Mary Elizabeth Braddon: the writer
One of the New Forest’s most celebrated residents in the 19th century, Mary Elizabeth Braddon (1837 -1915) was a prolific writer and the founder of a new school of ‘sensational’ fiction. She and her husband, the publisher John Maxwell, had a country home at Bank, near Lyndhurst.
Writing as M.E.Braddon, the one-time actress produced at least 80 novels as well as essays, plays, poems and short stories. Her most famous work was Lady Audley’s Secret (1862), which made her rich and famous.
She and her husband commissioned construction of their New Forest country house, named Annesley, in the early 1880s. The family visited regularly from their main family home in Richmond and their holidays were usually announced in the local newspaper.
Miss Braddon also appeared on postcards and photographs of Bank published at the time, and her home featured in sight-seeing charabanc tours of the New Forest.
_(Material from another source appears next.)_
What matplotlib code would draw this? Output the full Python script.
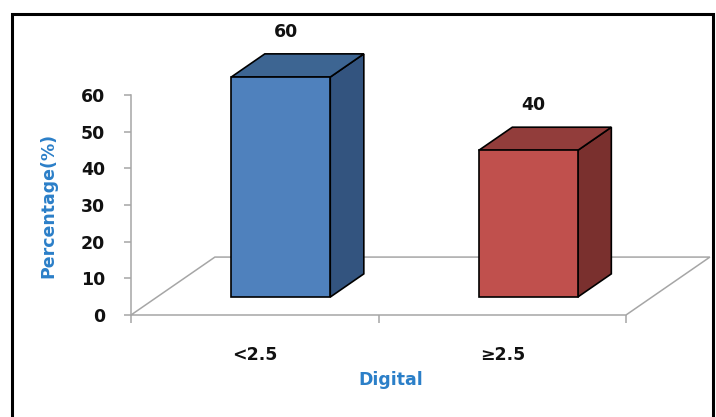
import matplotlib
matplotlib.use("Agg")
import matplotlib.pyplot as plt
from matplotlib.patches import Polygon, Rectangle

categories = ["<2.5", "\u22652.5"]
values = [60, 40]
yticks = [0, 10, 20, 30, 40, 50, 60]
value_labels = ["60", "40"]

FONT = ["DejaVu Sans"]
FS = 12.5
BLUE_TXT = "#2B7FC8"
TXT = "#111111"
front_cols = ["#4F81BD", "#C0504D"]
top_cols = ["#3D6592", "#923D3B"]
side_cols = ["#33547F", "#7A302E"]

fig = plt.figure(figsize=(7.16, 4.17), dpi=100)
ax = fig.add_axes([131 / 716, 102 / 417, 495 / 716, 220 / 417])
ax.set_xlim(-0.5, len(categories) - 0.5)
ax.set_ylim(0, 60)

# oblique depth of the floor (category units, value units)
DX, DY = 0.339, 15.8
F1, F2 = 0.31, 0.71   # front / back plane of the bars as fraction of depth
W = 0.4

floor_col = "#A6A6A6"
x0, x1 = -0.5, len(categories) - 0.5
floor = Polygon([(x0, 0), (x1, 0), (x1 + DX, DY), (x0 + DX, DY)], closed=True,
                facecolor="none", edgecolor=floor_col, lw=1.1, clip_on=False, zorder=1)
ax.add_patch(floor)

for i, v in enumerate(values):
    fx = i - W / 2 + F1 * DX
    fy = F1 * DY
    ddx, ddy = (F2 - F1) * DX, (F2 - F1) * DY
    kw = dict(closed=True, edgecolor="black", lw=1.2, clip_on=False, zorder=3)
    side = Polygon([(fx + W, fy), (fx + W + ddx, fy + ddy), (fx + W + ddx, fy + v + ddy),
                    (fx + W, fy + v)], facecolor=side_cols[i], **kw)
    top = Polygon([(fx, fy + v), (fx + W, fy + v), (fx + W + ddx, fy + v + ddy),
                   (fx + ddx, fy + v + ddy)], facecolor=top_cols[i], **kw)
    front = Polygon([(fx, fy), (fx + W, fy), (fx + W, fy + v), (fx, fy + v)],
                    facecolor=front_cols[i], **kw)
    for p in (side, top, front):
        ax.add_patch(p)
    ax.text(i + F1 * DX + 0.02, v + F2 * DY + 6, value_labels[i], ha="center", va="center",
            fontsize=FS, fontweight="bold", family=FONT, color=TXT, clip_on=False)
    ax.text(i, -10.9, categories[i], ha="center", va="center", fontsize=FS,
            fontweight="bold", family=FONT, color=TXT, clip_on=False)

ax.text(0.55, -17.8, "Digital", ha="center", va="center", fontsize=FS, fontweight="bold",
        family=FONT, color=BLUE_TXT, clip_on=False)

for s in ["top", "right", "bottom"]:
    ax.spines[s].set_visible(False)
ax.spines["left"].set_color(floor_col)
ax.spines["left"].set_linewidth(1.1)
ax.set_facecolor("none")

ax.set_yticks(yticks)
ax.set_yticklabels([str(t) for t in yticks], fontsize=FS, fontweight="bold", family=FONT,
                   color=TXT)
ax.tick_params(axis="y", length=5, width=1.1, color=floor_col, pad=13.5)
ax.set_xticks([x0, 0.5, x1])
ax.set_xticklabels(["", "", ""])
ax.tick_params(axis="x", length=6, width=1.1, color=floor_col, direction="out")
for t in ax.xaxis.get_major_ticks():
    t.tick1line.set_clip_on(False)

fig.text(48 / 716, 1 - 205 / 417, "Percentage(%)", rotation=90, ha="center", va="center",
         fontsize=FS, fontweight="bold", family=FONT, color=BLUE_TXT)

fig.patches.append(Rectangle((12 / 716, -0.05), 701 / 716, 1.05 - 14 / 417,
                             transform=fig.transFigure, facecolor="none",
                             edgecolor="black", lw=2.2, zorder=10))

fig.savefig("out.png", dpi=100)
The couple were active and popular members of the community and provided public reading rooms at Bank and nearby Emery Down. The facility at Emery Down became a school annexe and was later demolished, while the reading room at Bank was used as a school and was then incorporated into a new development.
After John Maxwell’s death in 1895 his widow rarely visited the Forest. Annesley became a children’s home in the 1940s and was then converted into apartments.